(begin)
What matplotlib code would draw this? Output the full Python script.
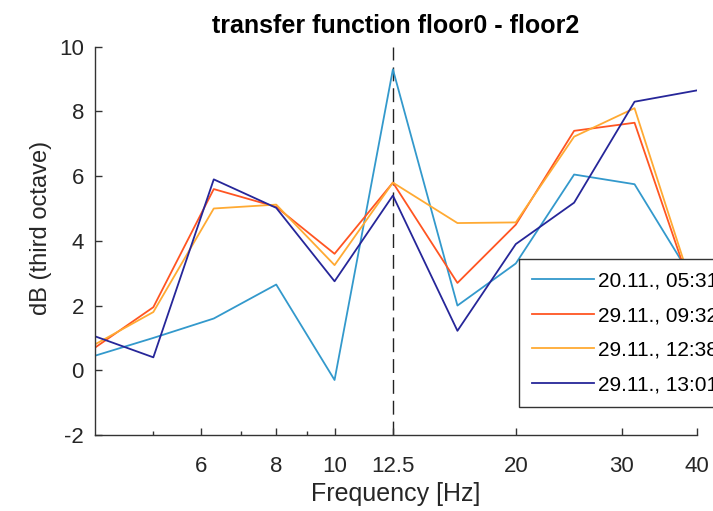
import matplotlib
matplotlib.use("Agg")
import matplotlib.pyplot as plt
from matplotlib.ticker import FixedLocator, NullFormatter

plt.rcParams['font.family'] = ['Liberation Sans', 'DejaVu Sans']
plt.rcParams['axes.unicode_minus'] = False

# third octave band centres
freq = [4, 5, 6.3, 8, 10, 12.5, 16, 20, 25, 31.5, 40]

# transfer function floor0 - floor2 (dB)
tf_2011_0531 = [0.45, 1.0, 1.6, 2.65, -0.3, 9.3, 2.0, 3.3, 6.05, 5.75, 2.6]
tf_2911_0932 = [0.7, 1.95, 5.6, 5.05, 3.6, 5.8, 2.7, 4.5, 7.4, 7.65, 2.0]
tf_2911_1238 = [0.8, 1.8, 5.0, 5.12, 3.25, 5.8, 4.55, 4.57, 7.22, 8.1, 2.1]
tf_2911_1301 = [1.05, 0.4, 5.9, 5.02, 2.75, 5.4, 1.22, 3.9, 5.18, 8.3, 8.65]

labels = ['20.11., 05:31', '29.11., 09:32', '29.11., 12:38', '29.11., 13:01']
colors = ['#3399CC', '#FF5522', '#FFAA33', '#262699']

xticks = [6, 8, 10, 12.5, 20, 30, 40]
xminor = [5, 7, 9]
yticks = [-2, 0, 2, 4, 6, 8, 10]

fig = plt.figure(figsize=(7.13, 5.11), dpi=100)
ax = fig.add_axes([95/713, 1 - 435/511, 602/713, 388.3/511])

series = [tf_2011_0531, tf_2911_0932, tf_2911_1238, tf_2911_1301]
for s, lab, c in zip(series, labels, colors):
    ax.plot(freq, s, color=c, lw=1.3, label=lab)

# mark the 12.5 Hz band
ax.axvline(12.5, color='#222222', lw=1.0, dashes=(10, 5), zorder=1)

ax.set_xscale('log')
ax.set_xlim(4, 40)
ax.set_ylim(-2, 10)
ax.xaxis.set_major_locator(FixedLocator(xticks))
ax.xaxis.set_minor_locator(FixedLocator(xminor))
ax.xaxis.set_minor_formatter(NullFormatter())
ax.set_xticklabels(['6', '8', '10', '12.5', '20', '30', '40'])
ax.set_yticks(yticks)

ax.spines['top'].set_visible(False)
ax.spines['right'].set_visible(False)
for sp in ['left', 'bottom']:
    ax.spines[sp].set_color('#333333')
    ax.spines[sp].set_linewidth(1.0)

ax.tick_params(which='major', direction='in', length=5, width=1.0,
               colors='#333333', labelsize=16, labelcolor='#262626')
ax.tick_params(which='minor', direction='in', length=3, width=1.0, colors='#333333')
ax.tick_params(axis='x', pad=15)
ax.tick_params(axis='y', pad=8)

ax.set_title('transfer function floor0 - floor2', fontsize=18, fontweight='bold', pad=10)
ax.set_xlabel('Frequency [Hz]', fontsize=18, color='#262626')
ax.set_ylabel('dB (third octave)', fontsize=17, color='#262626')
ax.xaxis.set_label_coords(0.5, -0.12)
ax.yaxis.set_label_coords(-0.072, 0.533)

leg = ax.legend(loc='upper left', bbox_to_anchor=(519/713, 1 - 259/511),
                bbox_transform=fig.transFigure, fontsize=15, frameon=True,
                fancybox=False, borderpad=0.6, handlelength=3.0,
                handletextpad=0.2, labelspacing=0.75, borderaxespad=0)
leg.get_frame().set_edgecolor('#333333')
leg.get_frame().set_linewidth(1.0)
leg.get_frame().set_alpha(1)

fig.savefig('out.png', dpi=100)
(end)
### INSTRUCTIONS FOR THE TASK
Quote the data exactly, leaving every image out of the copy.

### OUTPUT
What matplotlib code would draw this? Output the full Python script.
import matplotlib
matplotlib.use("Agg")
import matplotlib.pyplot as plt
from matplotlib.ticker import FixedLocator, NullFormatter

plt.rcParams['font.family'] = ['Liberation Sans', 'DejaVu Sans']
plt.rcParams['axes.unicode_minus'] = False

# third octave band centres
freq = [4, 5, 6.3, 8, 10, 12.5, 16, 20, 25, 31.5, 40]

# transfer function floor0 - floor2 (dB)
tf_2011_0531 = [0.45, 1.0, 1.6, 2.65, -0.3, 9.3, 2.0, 3.3, 6.05, 5.75, 2.6]
tf_2911_0932 = [0.7, 1.95, 5.6, 5.05, 3.6, 5.8, 2.7, 4.5, 7.4, 7.65, 2.0]
tf_2911_1238 = [0.8, 1.8, 5.0, 5.12, 3.25, 5.8, 4.55, 4.57, 7.22, 8.1, 2.1]
tf_2911_1301 = [1.05, 0.4, 5.9, 5.02, 2.75, 5.4, 1.22, 3.9, 5.18, 8.3, 8.65]

labels = ['20.11., 05:31', '29.11., 09:32', '29.11., 12:38', '29.11., 13:01']
colors = ['#3399CC', '#FF5522', '#FFAA33', '#262699']

xticks = [6, 8, 10, 12.5, 20, 30, 40]
xminor = [5, 7, 9]
yticks = [-2, 0, 2, 4, 6, 8, 10]

fig = plt.figure(figsize=(7.13, 5.11), dpi=100)
ax = fig.add_axes([95/713, 1 - 435/511, 602/713, 388.3/511])

series = [tf_2011_0531, tf_2911_0932, tf_2911_1238, tf_2911_1301]
for s, lab, c in zip(series, labels, colors):
    ax.plot(freq, s, color=c, lw=1.3, label=lab)

# mark the 12.5 Hz band
ax.axvline(12.5, color='#222222', lw=1.0, dashes=(10, 5), zorder=1)

ax.set_xscale('log')
ax.set_xlim(4, 40)
ax.set_ylim(-2, 10)
ax.xaxis.set_major_locator(FixedLocator(xticks))
ax.xaxis.set_minor_locator(FixedLocator(xminor))
ax.xaxis.set_minor_formatter(NullFormatter())
ax.set_xticklabels(['6', '8', '10', '12.5', '20', '30', '40'])
ax.set_yticks(yticks)

ax.spines['top'].set_visible(False)
ax.spines['right'].set_visible(False)
for sp in ['left', 'bottom']:
    ax.spines[sp].set_color('#333333')
    ax.spines[sp].set_linewidth(1.0)

ax.tick_params(which='major', direction='in', length=5, width=1.0,
               colors='#333333', labelsize=16, labelcolor='#262626')
ax.tick_params(which='minor', direction='in', length=3, width=1.0, colors='#333333')
ax.tick_params(axis='x', pad=15)
ax.tick_params(axis='y', pad=8)

ax.set_title('transfer function floor0 - floor2', fontsize=18, fontweight='bold', pad=10)
ax.set_xlabel('Frequency [Hz]', fontsize=18, color='#262626')
ax.set_ylabel('dB (third octave)', fontsize=17, color='#262626')
ax.xaxis.set_label_coords(0.5, -0.12)
ax.yaxis.set_label_coords(-0.072, 0.533)

leg = ax.legend(loc='upper left', bbox_to_anchor=(519/713, 1 - 259/511),
                bbox_transform=fig.transFigure, fontsize=15, frameon=True,
                fancybox=False, borderpad=0.6, handlelength=3.0,
                handletextpad=0.2, labelspacing=0.75, borderaxespad=0)
leg.get_frame().set_edgecolor('#333333')
leg.get_frame().set_linewidth(1.0)
leg.get_frame().set_alpha(1)

fig.savefig('out.png', dpi=100)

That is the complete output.